What are Barbados cherries? The Barbados cherry (Malpighia punicifolia) is known by a number of names, including acerola tree, garden cherry, West Indies cherry, Spanish cherry, fresh cherry and several others. Barbados cherry is native to the West Indies, but has naturalized as far as southern Texas. It is suitable for growing in USDA plant hardiness zones 9b through 11. Read on for more Barbados cherry information, and learn how to grow Barbados cherry in your garden.
About the Acerola Tree
Barbados cherry, or acerola, is a large, bushy shrub or small tree that reaches mature heights of about 12 feet (3.5 m.). This attractive shrub produces thick, bright green leaves. Small, pinkish-lavender flowers bloom from spring to fall, and may pop up year round in warmer climates – usually after irrigation or a rainfall.
Acerola tree blooms are followed by shiny, bright red fruit shaped much like miniature apples or tiny cherries. Due to its high ascorbic acid content, the tart, delicious fruit is often used to manufacture vitamin C tablets.

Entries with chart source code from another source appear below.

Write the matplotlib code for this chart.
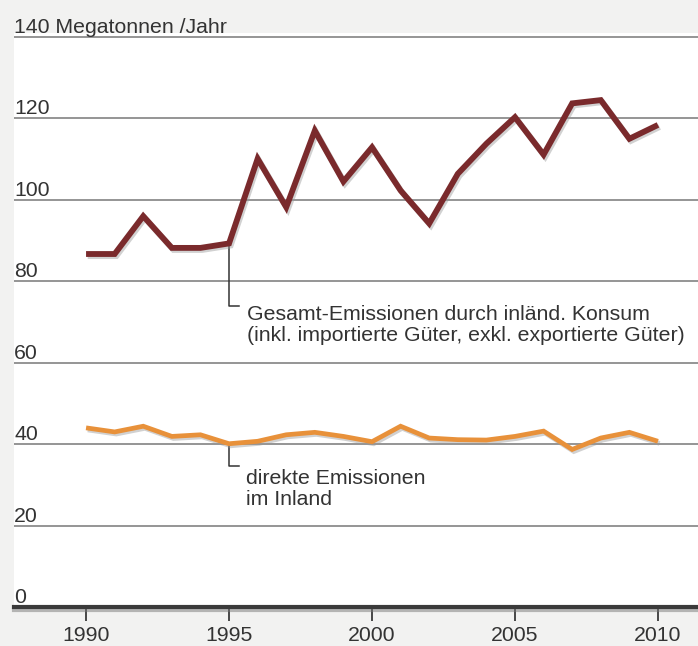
import matplotlib
matplotlib.use("Agg")
import matplotlib.pyplot as plt
import matplotlib.patheffects as pe

plt.rcParams['font.family'] = ['Liberation Sans', 'DejaVu Sans']

years = list(range(1990, 2011))
total = [86.7, 86.7, 96.0, 88.2, 88.2, 89.3, 110.1, 98.2, 117.0, 104.5, 112.9,
         102.3, 94.2, 106.4, 113.8, 120.3, 111.1, 123.7, 124.5, 115.0, 118.4]
direct = [44.0, 43.0, 44.4, 41.9, 42.3, 40.1, 40.7, 42.3, 42.9, 41.9, 40.6,
          44.4, 41.5, 41.1, 41.0, 41.9, 43.2, 38.7, 41.5, 42.9, 40.7]
y_ticks = [0, 20, 40, 60, 80, 100, 120, 140]
y_labels = ["0", "20", "40", "60", "80", "100", "120", "140 Megatonnen /Jahr"]
x_ticks = [1990, 1995, 2000, 2005, 2010]
x_labels = ["1990", "1995", "2000", "2005", "2010"]
label_total = "Gesamt-Emissionen durch inländ. Konsum\n(inkl. importierte Güter, exkl. exportierte Güter)"
label_direct = "direkte Emissionen\nim Inland"

RED = "#7a2a2c"
ORANGE = "#e8913a"
TXT = "#333333"

W, H = 698, 646
fig = plt.figure(figsize=(W / 100, H / 100), dpi=100, facecolor="#f2f2f1")
px_per_unit = 570 / 140.0
ytop = 141
left_px, bottom_px = 14, 607
top_px = bottom_px - ytop * px_per_unit
ax = fig.add_axes([left_px / W, 1 - bottom_px / H, 1 - left_px / W, (bottom_px - top_px) / H])
ax.set_facecolor("white")
for s in ax.spines.values():
    s.set_visible(False)

ax.set_xlim(1987.48, 2011.40)
ax.set_ylim(0, ytop)

# gridlines
for v in y_ticks[1:]:
    ax.axhline(v, color="#8c8c8c", lw=1.3, zorder=1)
ax.axhline(0, color="#3a3a3a", lw=3, clip_on=False, zorder=3,
           path_effects=[pe.SimpleLineShadow(offset=(0, -2.5), shadow_color="#777777", alpha=0.5),
                         pe.Normal()])

shadow = [pe.SimpleLineShadow(offset=(1.2, -1.5), shadow_color="#999999", alpha=0.45), pe.Normal()]
ax.plot(years, total, color=RED, lw=4.2, solid_joinstyle="miter", solid_capstyle="butt",
        zorder=5, path_effects=shadow)
ax.plot(years, direct, color=ORANGE, lw=3.4, solid_joinstyle="miter", solid_capstyle="butt",
        zorder=5, path_effects=shadow)

# y tick labels inside, above gridlines
ax.set_yticks(y_ticks)
ax.set_yticklabels(y_labels)
ax.tick_params(axis="y", length=0, pad=0, labelsize=15.3, labelcolor=TXT)
for lab in ax.get_yticklabels():
    lab.set_horizontalalignment("left")
    lab.set_verticalalignment("bottom")

ax.set_xticks(x_ticks)
ax.set_xticklabels(x_labels)
ax.tick_params(axis="x", direction="out", length=10, width=1.3, color="#3a3a3a",
               pad=4, labelsize=15.3, labelcolor=TXT)

# annotations
i95 = years.index(1995)
dx = 10 / 28.6
ax.plot([1995, 1995, 1995 + dx], [total[i95], 74.0, 74.0], color=TXT, lw=1.1, zorder=4)
ax.text(1995.62, 69.2, label_total, ha="left", va="center", fontsize=15.3, color=TXT,
        linespacing=1.15)
ax.plot([1995, 1995, 1995 + dx], [direct[i95], 34.6, 34.6], color=TXT, lw=1.1, zorder=4)
ax.text(1995.6, 29.0, label_direct, ha="left", va="center", fontsize=15.3, color=TXT,
        linespacing=1.15)

fig.savefig("out.png", dpi=100, facecolor=fig.get_facecolor())
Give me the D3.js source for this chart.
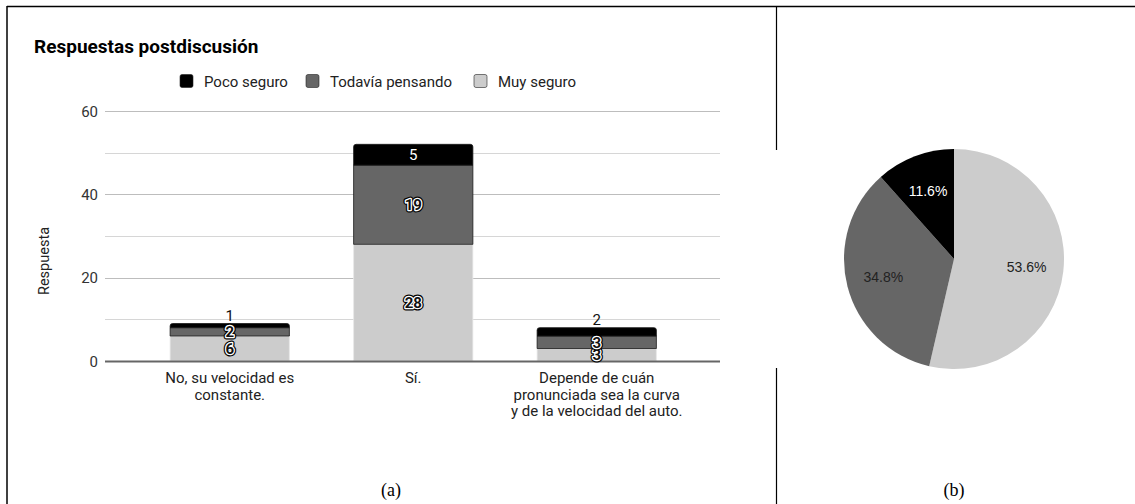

Tips on Growing Barbados Cherries
Getting Barbados cherry seeds to germinate can be difficult. Purchase a small tree if possible, as germination, if it occurs at all, can take at least six to 12 months.
Once established, growing Barbados cherry is relatively easy. Locate the shrub/tree in partial shade and moist, well-drained soil.
Young Barbados cherry trees need regular water, but mature plants are quite drought tolerant.
Fertilize Barbados cherry trees twice a year for the first four years, then cut back on feeding as the they mature.
Harvest Barbados cherries when the fruit is fully ripe. Wear gloves, though, because the fuzz on the stems and leaves can irritate the skin, especially when the tree is young.